CDN Architecture Explained: How Multi-Level Caching Works

D

David Wang

In the world of content delivery, speed is everything. But how do Content Delivery Networks (CDNs) actually achieve such high speeds? The secret lies in their caching architecture.

The Three-Level Cache Strategy

Our CDN Engine employs a sophisticated three-level caching mechanism to ensure optimal performance for both hot and cold data.

  • L1 (Memory): Ultra-fast access for the most popular content.
  • L2 (SSD): High-speed storage for warm data.
  • L3 (HDD): Massive capacity for long-tail content.
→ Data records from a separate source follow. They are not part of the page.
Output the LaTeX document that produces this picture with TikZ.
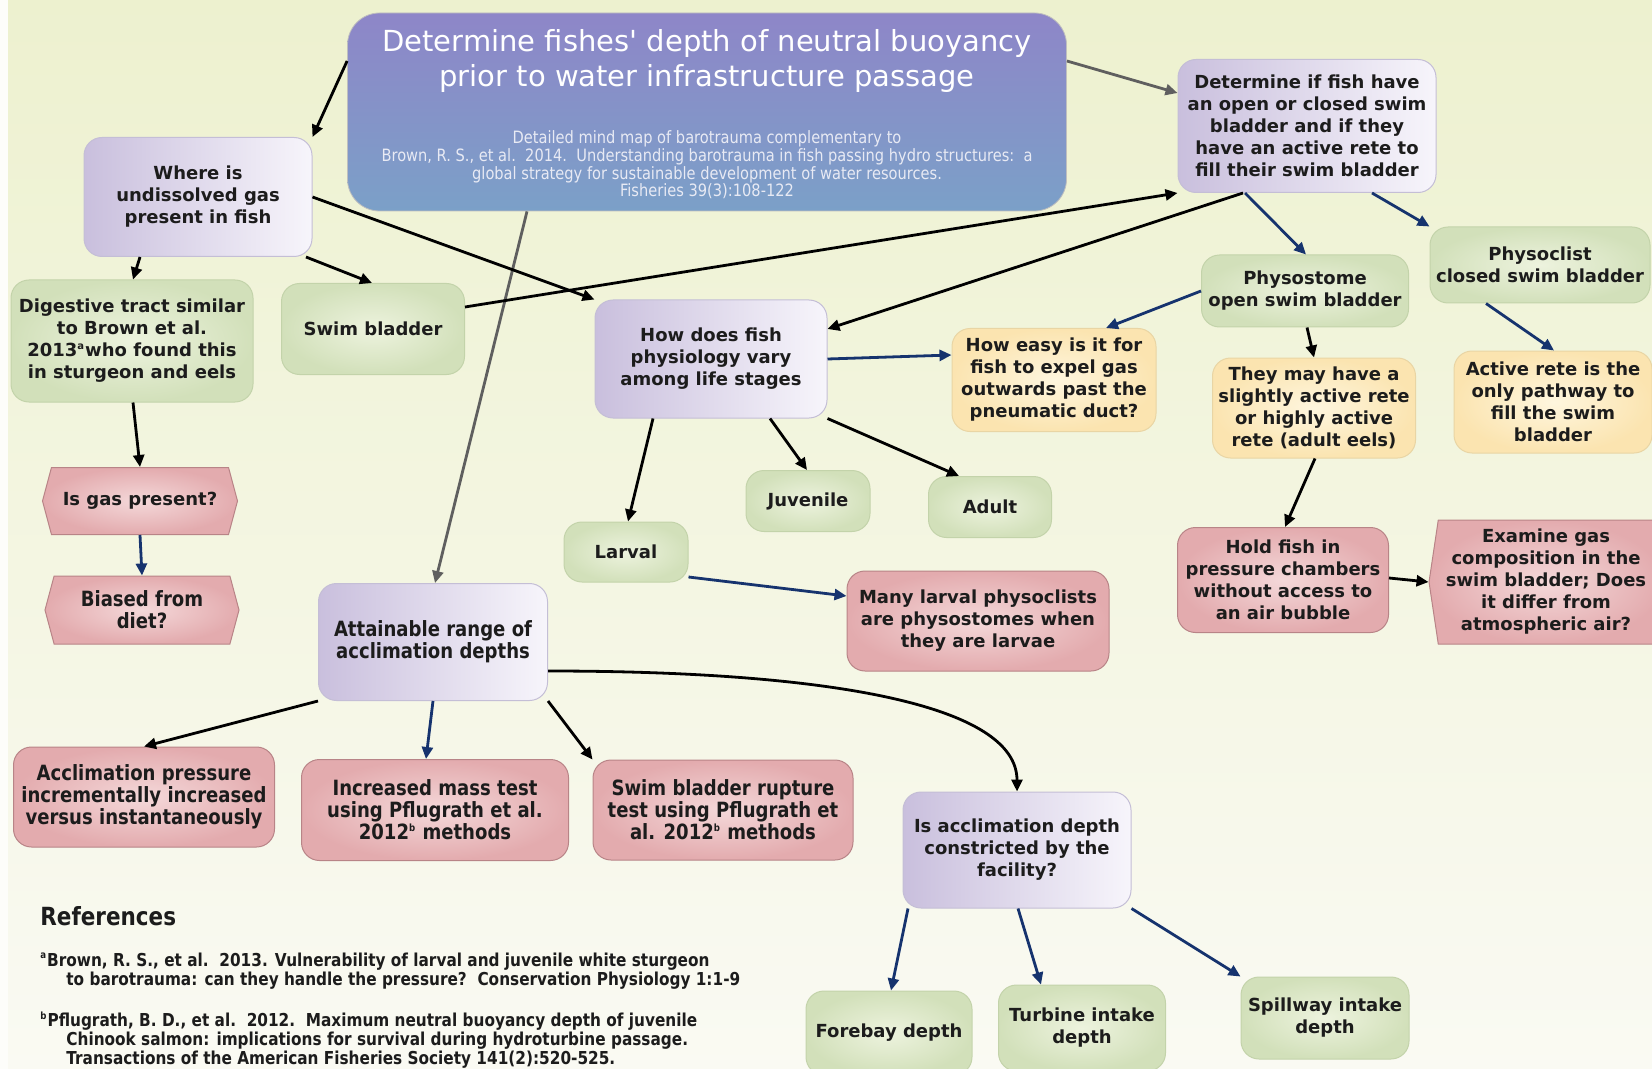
\documentclass[tikz,border=0pt]{standalone}
\usepackage{fontspec}
\setmainfont{DejaVu Sans}
\newfontfamily\condfont[FakeStretch=0.86]{DejaVu Sans}
\usetikzlibrary{arrows.meta,shapes.symbols}

\definecolor{bgtop}{HTML}{EDF1CF}
\definecolor{bgbot}{HTML}{FAFAF3}
\definecolor{titletop}{HTML}{8E86C8}
\definecolor{titlebot}{HTML}{7BA0C8}
\definecolor{subgrey}{HTML}{E8EAF4}
\definecolor{lavleft}{HTML}{C9BFDD}
\definecolor{lavright}{HTML}{F7F5FB}
\definecolor{lavedge}{HTML}{C4BED6}
\definecolor{greenout}{HTML}{D2E0BA}
\definecolor{greenin}{HTML}{EDF3DE}
\definecolor{greenedge}{HTML}{C3D3AA}
\definecolor{yellout}{HTML}{FBE4B0}
\definecolor{yellin}{HTML}{FEF6DE}
\definecolor{yelledge}{HTML}{E9D5A4}
\definecolor{redout}{HTML}{E3ABAE}
\definecolor{redin}{HTML}{F4D8D9}
\definecolor{rededge}{HTML}{B88487}
\definecolor{navy}{HTML}{16336E}
\definecolor{greyarrow}{HTML}{5F5F5F}
\definecolor{inktext}{HTML}{1C1C1C}

\begin{document}
\begin{tikzpicture}[x=0.5pt,y=-0.5pt,
  box/.style={rounded corners=9pt, align=center, text=inktext, inner sep=2pt,
    line width=0.5pt, font=\fontsize{9}{11}\selectfont\bfseries},
  tallfont/.style={font=\condfont\fontsize{10.5}{11}\selectfont\bfseries},
  purplebox/.style={box, left color=lavleft, right color=lavright, draw=lavedge},
  greenbox/.style={box, inner color=greenin, outer color=greenout, draw=greenedge},
  yellowbox/.style={box, inner color=yellin, outer color=yellout, draw=yelledge},
  redbox/.style={box, inner color=redin, outer color=redout, draw=rededge},
  hexbox/.style={signal, signal to=west and east, signal pointer angle=150,
    align=center, text=inktext, inner sep=2pt, line width=0.5pt,
    font=\fontsize{9}{11}\selectfont\bfseries,
    inner color=redin, outer color=redout, draw=rededge},
  reftext/.style={anchor=west, inner sep=0pt, align=left, text=inktext,
    font=\condfont\fontsize{8.9}{9.5}\selectfont\bfseries},
  link/.style={line width=1.4pt, -{Triangle[length=6pt,width=5.5pt]}},
  blacklink/.style={link, black},
  bluelink/.style={link, navy},
  greylink/.style={link, greyarrow}]

\useasboundingbox (0,0) rectangle (1652,1069);
\fill[top color=bgtop, bottom color=bgbot] (0,0) rectangle (1652,1069);
\fill[white!60!bgbot] (0,0) rectangle (8,1069);

% title
\node[draw=gray!50, rounded corners=16pt, top color=titletop, bottom color=titlebot,
  minimum width=359.5pt, minimum height=99pt] (title) at (707,112) {};
\node[text=white, align=center, font=\fontsize{14.5}{17.5}\selectfont] (titletext) at (707,61)
  {Determine fishes\textquotesingle\ depth of neutral buoyancy\\prior to water infrastructure passage};
\node[text=subgrey, align=center, font=\condfont\fontsize{8.5}{8.8}\selectfont] (titlenote) at (707,165)
  {Detailed mind map of barotrauma complementary to\\
   Brown, R. S., et al.\ \ 2014.\ \ Understanding barotrauma in fish passing hydro structures:\ \ a\\
   global strategy for sustainable development of water resources.\\
   Fisheries 39(3):108-122};

% left branch
\node[purplebox, minimum width=114pt, minimum height=59.5pt] (where) at (198,197)
  {Where is\\undissolved gas\\present in fish};
\node[greenbox, minimum width=121pt, minimum height=61pt] (digest) at (132,341)
  {Digestive tract similar\\to Brown et al.\\2013\textsuperscript{\tiny a}who found this\\in sturgeon and eels};
\node[greenbox, minimum width=91.5pt, minimum height=45.5pt] (swim) at (373,329) {Swim bladder};
\node[hexbox, minimum width=97.5pt, minimum height=33.5pt] (gas) at (140,501) {Is gas present?};
\node[hexbox, tallfont, minimum width=97pt, minimum height=34pt] (biased) at (142,610) {Biased from\\diet?};

% life stages
\node[purplebox, minimum width=116pt, minimum height=59pt] (how) at (711,359)
  {How does fish\\physiology vary\\among life stages};
\node[yellowbox, minimum width=102pt, minimum height=51.5pt] (easy) at (1054,380)
  {How easy is it for\\fish to expel gas\\outwards past the\\pneumatic duct?};
\node[greenbox, minimum width=62pt, minimum height=30.5pt] (juv) at (808,501) {Juvenile};
\node[greenbox, minimum width=61.5pt, minimum height=30.5pt] (adult) at (990,507) {Adult};
\node[greenbox, minimum width=62pt, minimum height=30pt] (larval) at (626,552) {Larval};
\node[redbox, minimum width=131pt, minimum height=50pt] (many) at (978,621)
  {Many larval physoclists\\are physostomes when\\they are larvae};

% right branch
\node[purplebox, minimum width=129pt, minimum height=66.5pt] (det) at (1307,126)
  {Determine if fish have\\an open or closed swim\\bladder and if they\\have an active rete to\\fill their swim bladder};
\node[greenbox, minimum width=103.5pt, minimum height=36pt] (physto) at (1305,291)
  {Physostome\\open swim bladder};
\node[greenbox, minimum width=110pt, minimum height=38pt] (physo) at (1540,265)
  {Physoclist\\closed swim bladder};
\node[yellowbox, minimum width=101.5pt, minimum height=50pt] (maybe) at (1314,408)
  {They may have a\\slightly active rete\\or highly active\\rete (adult eels)};
\node[yellowbox, minimum width=99pt, minimum height=51pt] (active) at (1553,402)
  {Active rete is the\\only pathway to\\fill the swim\\bladder};
\node[redbox, minimum width=105.5pt, minimum height=52.5pt] (hold) at (1283,580)
  {Hold fish in\\pressure chambers\\without access to\\an air bubble};
\node[hexbox, signal pointer angle=163, minimum width=117pt, minimum height=62pt] (examine) at (1546,582)
  {Examine gas\\composition in the\\swim bladder; Does\\it differ from\\atmospheric air?};

% acclimation
\node[purplebox, tallfont, minimum width=114.5pt, minimum height=58.5pt] (attain) at (433,642)
  {Attainable range of\\acclimation depths};
\node[redbox, tallfont, minimum width=130.5pt, minimum height=50pt] (accp) at (144,797)
  {Acclimation pressure\\incrementally increased\\versus instantaneously};
\node[redbox, tallfont, minimum width=133.5pt, minimum height=50.5pt] (mass) at (435,810)
  {Increased mass test\\using Pflugrath et al.\\2012\textsuperscript{\tiny b} methods};
\node[redbox, tallfont, minimum width=130pt, minimum height=50pt] (rupt) at (723,810)
  {Swim bladder rupture\\test using Pflugrath et\\al. 2012\textsuperscript{\tiny b} methods};
\node[purplebox, minimum width=114pt, minimum height=58pt] (isacc) at (1017,850)
  {Is acclimation depth\\constricted by the\\facility?};
\node[greenbox, minimum width=83pt, minimum height=42pt] (fore) at (889,1033) {Forebay depth};
\node[greenbox, minimum width=83.5pt, minimum height=43pt] (turb) at (1082,1028) {Turbine intake\\depth};
\node[greenbox, minimum width=84pt, minimum height=41pt] (spill) at (1325,1018) {Spillway intake\\depth};

% references
\node[anchor=west, inner sep=0pt, text=inktext, font=\condfont\fontsize{12.5}{14}\selectfont\bfseries]
  (refhead) at (40,916) {References};
\node[reftext] (refa) at (40,971)
  {\textsuperscript{\tiny a}Brown, R. S., et al.\ \ 2013. Vulnerability of larval and juvenile white sturgeon\\
   \hspace*{13pt}to barotrauma: can they handle the pressure?\ \ Conservation Physiology 1:1-9};
\node[reftext] (refb) at (40,1040)
  {\textsuperscript{\tiny b}Pflugrath, B. D., et al.\ \ 2012.\ \ Maximum neutral buoyancy depth of juvenile\\
   \hspace*{13pt}Chinook salmon: implications for survival during hydroturbine passage.\\
   \hspace*{13pt}Transactions of the American Fisheries Society 141(2):520-525.};

% connectors
\draw[blacklink] (title.west |- 0,61) -- (where.north east);
\draw[greylink] (title.east |- 0,61) -- (det.west |- 0,93);
\draw[greylink] (title.south -| 527,0) -- (attain.north -| 435,0);

\draw[blacklink] (where.south -| 140,0) -- (digest.north -| 133,0);
\draw[blacklink] (where.south -| 306,0) -- (swim.north -| 372,0);
\draw[blacklink] (where.east) -- (how.north west);
\draw[blacklink] (digest.south -| 133,0) -- (gas.north);
\draw[bluelink] (gas.south) -- (biased.north);

\draw[blacklink] (swim.east |- 0,307) -- (det.south west);
\draw[blacklink] (det.south -| 1243,0) -- (how.east |- 0,329);
\draw[bluelink] (det.south -| 1245,0) -- (physto.north -| 1306,0);
\draw[bluelink] (det.south -| 1372,0) -- (physo.north west);
\draw[bluelink] (physto.west) -- (easy.north -| 1106,0);
\draw[blacklink] (physto.south -| 1307,0) -- (maybe.north -| 1314,0);
\draw[bluelink] (physo.south -| 1486,0) -- (active.north -| 1554,0);
\draw[blacklink] (maybe.south -| 1315,0) -- (hold.north -| 1285,0);
\draw[blacklink] (hold.east |- 0,578) -- (examine.west);

\draw[bluelink] (how.east) -- (easy.west |- 0,355);
\draw[blacklink] (how.south -| 653,0) -- (larval.north -| 628,0);
\draw[blacklink] (how.south -| 770,0) -- (juv.north -| 807,0);
\draw[blacklink] (how.south east) -- (adult.north -| 959,0);
\draw[bluelink] (larval.east |- 0,577) -- (many.west |- 0,596);

\draw[blacklink] (attain.south west) -- (accp.north);
\draw[bluelink] (attain.south -| 433,0) -- (mass.north -| 426,0);
\draw[blacklink] (attain.south east) -- (rupt.north west);
\draw[blacklink] (attain.east |- 0,671) .. controls (830,671) and (1017,705) .. (isacc.north);
\draw[bluelink] (isacc.south -| 908,0) -- (fore.north -| 891,0);
\draw[bluelink] (isacc.south -| 1018,0) -- (turb.north -| 1041,0);
\draw[bluelink] (isacc.south east) -- (spill.north west);

\end{tikzpicture}
\end{document}
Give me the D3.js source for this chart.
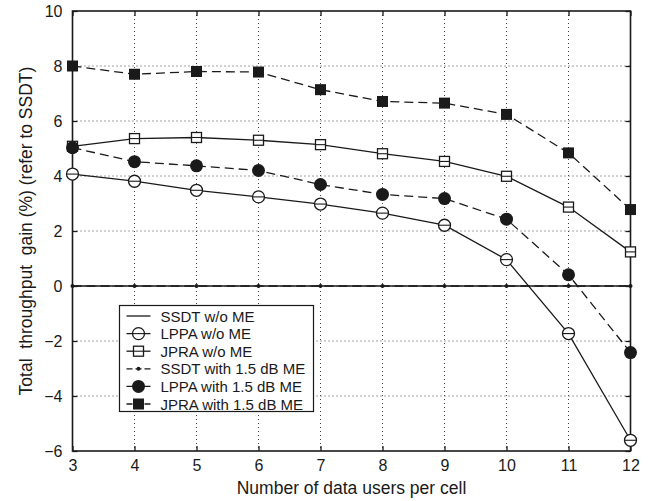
<!DOCTYPE html>
<html>
<head>
<meta charset="utf-8">
<script src="https://cdn.jsdelivr.net/npm/d3@7"></script>
<style>
  body { margin: 0; background: #fff; }
  svg { font-family: "Liberation Sans", Arial, sans-serif; }
</style>
</head>
<body>
<div id="chart"></div>
<script>
const w = 649;
const h = 501;

// data
const users = [3, 4, 5, 6, 7, 8, 9, 10, 11, 12];
const ssdtNoME = [0, 0, 0, 0, 0, 0, 0, 0, 0, 0];
const lppaNoME = [4.07, 3.81, 3.48, 3.24, 2.98, 2.65, 2.21, 0.96, -1.73, -5.61];
const jpraNoME = [5.08, 5.36, 5.4, 5.3, 5.14, 4.81, 4.53, 3.99, 2.87, 1.24];
const ssdtME = [0, 0, 0, 0, 0, 0, 0, 0, 0, 0];
const lppaME = [5.03, 4.52, 4.37, 4.2, 3.69, 3.33, 3.18, 2.43, 0.41, -2.42];
const jpraME = [8.0, 7.7, 7.8, 7.78, 7.14, 6.71, 6.65, 6.24, 4.84, 2.78];
const yTicks = [-6, -4, -2, 0, 2, 4, 6, 8, 10];

const series = [
  { name: "SSDT w/o ME", values: ssdtNoME, dash: null, marker: "none" },
  { name: "LPPA w/o ME", values: lppaNoME, dash: null, marker: "ocircle" },
  { name: "JPRA w/o ME", values: jpraNoME, dash: null, marker: "osquare" },
  { name: "SSDT with 1.5 dB ME", values: ssdtME, dash: "9,5", marker: "dot" },
  { name: "LPPA with 1.5 dB ME", values: lppaME, dash: "9,5", marker: "fcircle" },
  { name: "JPRA with 1.5 dB ME", values: jpraME, dash: "9,5", marker: "fsquare" }
];

const margin = { left: 72.5, right: 18.5, top: 11, bottom: 50 };
const ink = "#1a1a1a";

const svg = d3.select("#chart").append("svg")
  .attr("width", w)
  .attr("height", h);

const x = d3.scaleLinear().domain([3, 12]).range([margin.left, w - margin.right]);
const y = d3.scaleLinear().domain([-6, 10]).range([h - margin.bottom, margin.top]);

// grid
const grid = svg.append("g");
grid.selectAll(".gx").data(users.slice(1, -1)).enter().append("line")
  .attr("x1", d => x(d)).attr("x2", d => x(d))
  .attr("y1", y(10)).attr("y2", y(-6))
  .attr("stroke", "#444").attr("stroke-width", 1).attr("stroke-dasharray", "1,3");
grid.selectAll(".gy").data(yTicks.slice(1, -1)).enter().append("line")
  .attr("x1", x(3)).attr("x2", x(12))
  .attr("y1", d => y(d)).attr("y2", d => y(d))
  .attr("stroke", "#444").attr("stroke-width", 1).attr("stroke-dasharray", "1,3");

// axes
svg.append("g")
  .attr("transform", `translate(0,${y(-6)})`)
  .call(d3.axisBottom(x).tickValues(users).tickSizeInner(-5).tickSizeOuter(0).tickPadding(9))
  .call(g => g.select(".domain").remove())
  .call(g => g.selectAll("line").attr("stroke", ink).attr("stroke-width", 1.3))
  .call(g => g.selectAll("text").attr("font-size", 16).attr("fill", ink)
    .attr("font-family", "'Liberation Sans', Arial, sans-serif"));

svg.append("g")
  .attr("transform", `translate(${x(3)},0)`)
  .call(d3.axisLeft(y).tickValues(yTicks).tickSizeInner(-5).tickSizeOuter(0).tickPadding(10)
    .tickFormat(d => d < 0 ? "\u2212" + Math.abs(d) : d))
  .call(g => g.select(".domain").remove())
  .call(g => g.selectAll("line").attr("stroke", ink).attr("stroke-width", 1.3))
  .call(g => g.selectAll("text").attr("font-size", 16).attr("fill", ink)
    .attr("font-family", "'Liberation Sans', Arial, sans-serif"));

// right & top ticks
svg.append("g")
  .attr("transform", `translate(${x(12)},0)`)
  .call(d3.axisRight(y).tickValues(yTicks).tickSizeInner(-5).tickSizeOuter(0).tickFormat(""))
  .call(g => g.select(".domain").remove())
  .call(g => g.selectAll("line").attr("stroke", ink).attr("stroke-width", 1.3));
svg.append("g")
  .attr("transform", `translate(0,${y(10)})`)
  .call(d3.axisTop(x).tickValues(users).tickSizeInner(-5).tickSizeOuter(0).tickFormat(""))
  .call(g => g.select(".domain").remove())
  .call(g => g.selectAll("line").attr("stroke", ink).attr("stroke-width", 1.3));

// frame
svg.append("rect")
  .attr("x", x(3)).attr("y", y(10))
  .attr("width", x(12) - x(3)).attr("height", y(-6) - y(10))
  .attr("fill", "none").attr("stroke", ink).attr("stroke-width", 1.6);

// lines
const line = d3.line().x((d, i) => x(users[i])).y(d => y(d));

function drawMarker(g, type, cx, cy) {
  if (type === "ocircle") {
    g.append("circle").attr("cx", cx).attr("cy", cy).attr("r", 6)
      .attr("fill", "#fff").attr("stroke", ink).attr("stroke-width", 1.3);
    g.append("line").attr("x1", cx - 6).attr("x2", cx + 6).attr("y1", cy).attr("y2", cy)
      .attr("stroke", ink).attr("stroke-width", 1.1);
  } else if (type === "fcircle") {
    g.append("circle").attr("cx", cx).attr("cy", cy).attr("r", 6.5).attr("fill", ink);
  } else if (type === "osquare") {
    g.append("rect").attr("x", cx - 5).attr("y", cy - 5).attr("width", 10).attr("height", 10)
      .attr("fill", "#fff").attr("stroke", ink).attr("stroke-width", 1.3);
    g.append("line").attr("x1", cx - 5).attr("x2", cx + 5).attr("y1", cy).attr("y2", cy)
      .attr("stroke", ink).attr("stroke-width", 1.1);
  } else if (type === "fsquare") {
    g.append("rect").attr("x", cx - 5.5).attr("y", cy - 5.5).attr("width", 11).attr("height", 11)
      .attr("fill", ink);
  } else if (type === "dot") {
    g.append("circle").attr("cx", cx).attr("cy", cy).attr("r", 2).attr("fill", ink);
  }
}

series.forEach(s => {
  svg.append("path")
    .datum(s.values)
    .attr("d", line)
    .attr("fill", "none")
    .attr("stroke", ink)
    .attr("stroke-width", 1.3)
    .attr("stroke-dasharray", s.dash);
});
series.forEach(s => {
  const g = svg.append("g");
  s.values.forEach((v, i) => drawMarker(g, s.marker, x(users[i]), y(v)));
});

// legend
const lg = svg.append("g").attr("transform", "translate(119.5,305.5)");
lg.append("rect").attr("width", 194).attr("height", 106)
  .attr("fill", "#fff").attr("stroke", ink).attr("stroke-width", 1.2);
series.forEach((s, i) => {
  const cy = 10.5 + i * 17.6;
  lg.append("line").attr("x1", 7).attr("x2", 31).attr("y1", cy).attr("y2", cy)
    .attr("stroke", ink).attr("stroke-width", 1.3).attr("stroke-dasharray", s.dash ? "6,3" : null);
  drawMarker(lg, s.marker, 19, cy);
  lg.append("text").attr("x", 41).attr("y", cy + 5.5)
    .attr("font-size", 15).attr("fill", ink).text(s.name);
});

// axis titles
svg.append("text")
  .attr("x", (x(3) + x(12)) / 2).attr("y", 494)
  .attr("text-anchor", "middle").attr("font-size", 17.5).attr("fill", ink)
  .text("Number of data users per cell");
svg.append("text")
  .attr("transform", `translate(32,${(y(10) + y(-6)) / 2}) rotate(-90)`)
  .attr("text-anchor", "middle").attr("font-size", 17.5).attr("fill", ink)
  .attr("xml:space", "preserve")
  .text("Total  throughput  gain (%) (refer to SSDT)");
</script>
</body>
</html>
Request Coalescing (SingleFlight)

In high-concurrency scenarios, a single popular file (like a viral video or breaking news image) can generate thousands of concurrent requests instantly. Without protection, these requests would penetrate the cache layer and overwhelm the origin server, a phenomenon known as "cache stampede".

CDN Engine introduces the SingleFlight mechanism. When multiple requests access the same uncached resource simultaneously, the system coalesces them into a single origin request. Once the first request retrieves the data and writes it to the cache, all waiting requests are served from the cache simultaneously. This can reduce thousands of origin requests to just one, greatly protecting the origin server.

Slice-Based Caching Technology

For GB-level large files (like installation packages or HD videos), traditional whole-file caching is inefficient and consumes excessive disk space. We adopt slice-based caching technology, splitting large files into fixed-size chunks (e.g., 1MB or 4MB).

  • On-demand Origin Fetch: Only load required segments when users jump through a video.
  • Parallel Downloading: Edge nodes can request different segments from the origin in parallel, accelerating fetch speeds.
  • Storage Optimization: Evict infrequently accessed segments rather than the entire large file.

This combination of tiering and slicing allows us to balance cost and performance effectively, ensuring your users always get the fastest possible response times while maximizing storage efficiency.